▶ [Raw data]:
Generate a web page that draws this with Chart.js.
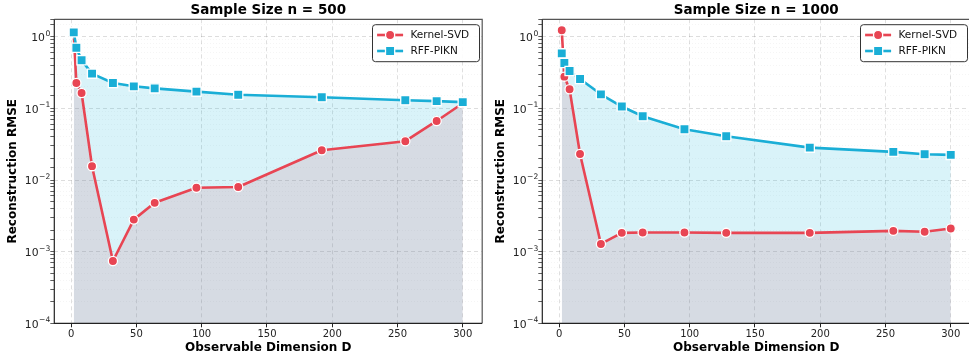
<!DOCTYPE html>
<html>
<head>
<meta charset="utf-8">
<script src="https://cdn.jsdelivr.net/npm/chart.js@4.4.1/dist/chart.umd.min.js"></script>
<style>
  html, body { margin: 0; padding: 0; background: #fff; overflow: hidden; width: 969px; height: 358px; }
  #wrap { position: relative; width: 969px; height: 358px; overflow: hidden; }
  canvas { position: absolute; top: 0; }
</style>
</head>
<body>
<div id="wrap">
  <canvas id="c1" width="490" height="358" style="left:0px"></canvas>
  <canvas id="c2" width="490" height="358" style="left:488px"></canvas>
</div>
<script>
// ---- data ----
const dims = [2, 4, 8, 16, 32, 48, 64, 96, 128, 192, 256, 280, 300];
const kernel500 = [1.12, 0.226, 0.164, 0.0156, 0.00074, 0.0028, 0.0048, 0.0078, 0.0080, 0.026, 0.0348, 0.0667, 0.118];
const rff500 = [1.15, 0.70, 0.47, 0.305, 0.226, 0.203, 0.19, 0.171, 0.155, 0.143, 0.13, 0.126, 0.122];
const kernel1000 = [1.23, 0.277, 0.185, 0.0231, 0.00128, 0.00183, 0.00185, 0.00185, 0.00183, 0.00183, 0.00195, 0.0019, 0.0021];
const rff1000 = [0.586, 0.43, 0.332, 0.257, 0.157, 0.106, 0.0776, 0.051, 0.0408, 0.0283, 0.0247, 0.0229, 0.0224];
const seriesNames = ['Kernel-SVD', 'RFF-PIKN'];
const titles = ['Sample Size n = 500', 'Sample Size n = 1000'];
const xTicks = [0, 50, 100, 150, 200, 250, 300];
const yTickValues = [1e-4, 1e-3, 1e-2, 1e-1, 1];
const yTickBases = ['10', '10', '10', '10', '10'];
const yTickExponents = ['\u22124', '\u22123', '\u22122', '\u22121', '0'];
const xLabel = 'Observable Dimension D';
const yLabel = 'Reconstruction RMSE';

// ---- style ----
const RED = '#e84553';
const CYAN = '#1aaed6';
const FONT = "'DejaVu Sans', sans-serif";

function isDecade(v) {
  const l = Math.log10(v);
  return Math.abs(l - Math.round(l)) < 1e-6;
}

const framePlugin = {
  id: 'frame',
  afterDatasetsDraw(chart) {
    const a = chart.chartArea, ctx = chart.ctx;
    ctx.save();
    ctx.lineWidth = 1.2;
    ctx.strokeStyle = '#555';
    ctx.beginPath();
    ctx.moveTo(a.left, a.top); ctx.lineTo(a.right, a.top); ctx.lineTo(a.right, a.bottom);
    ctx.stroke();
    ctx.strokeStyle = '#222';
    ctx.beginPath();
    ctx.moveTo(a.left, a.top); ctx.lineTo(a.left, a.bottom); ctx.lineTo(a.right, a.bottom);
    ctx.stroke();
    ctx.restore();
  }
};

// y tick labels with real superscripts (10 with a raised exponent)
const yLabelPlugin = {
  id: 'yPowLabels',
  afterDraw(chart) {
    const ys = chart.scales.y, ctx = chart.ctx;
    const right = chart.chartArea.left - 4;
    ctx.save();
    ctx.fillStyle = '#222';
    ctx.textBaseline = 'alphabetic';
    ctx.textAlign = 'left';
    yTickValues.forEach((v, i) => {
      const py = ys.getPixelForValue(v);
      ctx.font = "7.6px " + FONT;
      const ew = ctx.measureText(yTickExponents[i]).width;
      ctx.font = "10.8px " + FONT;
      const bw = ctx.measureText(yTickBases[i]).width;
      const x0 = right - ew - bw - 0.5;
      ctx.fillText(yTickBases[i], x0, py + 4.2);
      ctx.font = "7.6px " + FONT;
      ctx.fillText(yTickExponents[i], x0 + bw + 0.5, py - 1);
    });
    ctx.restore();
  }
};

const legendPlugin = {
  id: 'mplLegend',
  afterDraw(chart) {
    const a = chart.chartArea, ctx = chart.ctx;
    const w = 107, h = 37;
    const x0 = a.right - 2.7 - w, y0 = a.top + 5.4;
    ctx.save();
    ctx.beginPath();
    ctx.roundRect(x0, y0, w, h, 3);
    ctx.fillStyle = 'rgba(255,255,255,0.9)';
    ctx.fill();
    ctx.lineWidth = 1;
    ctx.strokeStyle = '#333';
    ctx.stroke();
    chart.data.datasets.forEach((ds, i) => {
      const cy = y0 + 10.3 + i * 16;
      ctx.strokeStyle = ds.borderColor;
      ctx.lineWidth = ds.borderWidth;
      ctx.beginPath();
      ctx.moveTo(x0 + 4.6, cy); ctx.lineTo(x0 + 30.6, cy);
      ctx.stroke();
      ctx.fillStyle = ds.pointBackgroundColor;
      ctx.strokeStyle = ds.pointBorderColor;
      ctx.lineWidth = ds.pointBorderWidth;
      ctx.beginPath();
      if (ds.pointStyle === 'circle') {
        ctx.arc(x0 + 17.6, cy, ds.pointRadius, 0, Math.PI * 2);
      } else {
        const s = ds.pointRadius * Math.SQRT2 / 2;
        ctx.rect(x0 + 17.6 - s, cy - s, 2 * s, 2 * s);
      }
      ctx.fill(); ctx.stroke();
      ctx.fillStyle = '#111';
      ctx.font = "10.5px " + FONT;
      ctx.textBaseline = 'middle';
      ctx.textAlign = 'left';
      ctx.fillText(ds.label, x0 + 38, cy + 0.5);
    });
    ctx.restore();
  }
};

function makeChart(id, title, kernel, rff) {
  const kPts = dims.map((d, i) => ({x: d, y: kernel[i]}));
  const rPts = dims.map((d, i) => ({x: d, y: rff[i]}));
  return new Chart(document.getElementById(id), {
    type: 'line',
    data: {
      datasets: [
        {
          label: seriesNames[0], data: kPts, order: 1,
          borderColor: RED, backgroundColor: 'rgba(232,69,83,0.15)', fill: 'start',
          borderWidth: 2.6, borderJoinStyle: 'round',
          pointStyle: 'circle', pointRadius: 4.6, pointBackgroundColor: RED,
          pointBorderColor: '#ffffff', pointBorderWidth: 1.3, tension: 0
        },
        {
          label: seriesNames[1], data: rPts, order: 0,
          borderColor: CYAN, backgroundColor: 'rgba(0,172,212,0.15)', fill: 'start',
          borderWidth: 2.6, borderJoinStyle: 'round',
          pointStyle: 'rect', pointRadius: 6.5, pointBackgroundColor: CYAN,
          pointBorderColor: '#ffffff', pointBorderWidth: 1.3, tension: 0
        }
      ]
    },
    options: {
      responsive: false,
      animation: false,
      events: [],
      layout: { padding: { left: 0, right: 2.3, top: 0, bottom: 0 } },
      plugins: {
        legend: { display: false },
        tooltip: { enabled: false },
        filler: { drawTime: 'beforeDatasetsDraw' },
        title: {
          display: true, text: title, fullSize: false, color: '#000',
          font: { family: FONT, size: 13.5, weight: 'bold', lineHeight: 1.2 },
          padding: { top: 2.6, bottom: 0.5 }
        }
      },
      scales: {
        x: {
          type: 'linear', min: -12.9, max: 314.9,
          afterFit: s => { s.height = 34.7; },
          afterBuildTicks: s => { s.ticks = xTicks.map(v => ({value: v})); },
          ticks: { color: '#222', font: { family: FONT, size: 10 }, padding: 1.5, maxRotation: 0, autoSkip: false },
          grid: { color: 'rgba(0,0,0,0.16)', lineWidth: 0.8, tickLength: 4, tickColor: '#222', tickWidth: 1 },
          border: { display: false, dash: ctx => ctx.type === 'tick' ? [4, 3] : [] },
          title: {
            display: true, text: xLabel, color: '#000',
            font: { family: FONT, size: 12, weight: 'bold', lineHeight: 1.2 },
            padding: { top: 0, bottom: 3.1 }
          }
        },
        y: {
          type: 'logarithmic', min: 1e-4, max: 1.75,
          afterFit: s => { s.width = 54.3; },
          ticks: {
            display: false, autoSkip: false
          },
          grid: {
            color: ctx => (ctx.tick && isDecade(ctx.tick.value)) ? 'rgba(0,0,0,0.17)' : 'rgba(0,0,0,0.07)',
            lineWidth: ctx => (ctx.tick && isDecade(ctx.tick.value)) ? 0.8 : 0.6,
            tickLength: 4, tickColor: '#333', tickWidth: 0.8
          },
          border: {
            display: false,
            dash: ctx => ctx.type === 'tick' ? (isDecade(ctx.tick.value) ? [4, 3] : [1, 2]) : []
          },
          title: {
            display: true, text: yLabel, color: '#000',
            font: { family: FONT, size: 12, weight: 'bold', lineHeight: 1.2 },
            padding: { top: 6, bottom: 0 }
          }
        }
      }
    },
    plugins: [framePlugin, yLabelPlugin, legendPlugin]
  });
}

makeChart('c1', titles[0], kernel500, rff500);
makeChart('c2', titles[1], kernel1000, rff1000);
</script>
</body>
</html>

▶ [Short exercise]: Copy all the lines above that hold the string "with".

▶ [In response]:
Generate a web page that draws this with Chart.js.
// y tick labels with real superscripts (10 with a raised exponent)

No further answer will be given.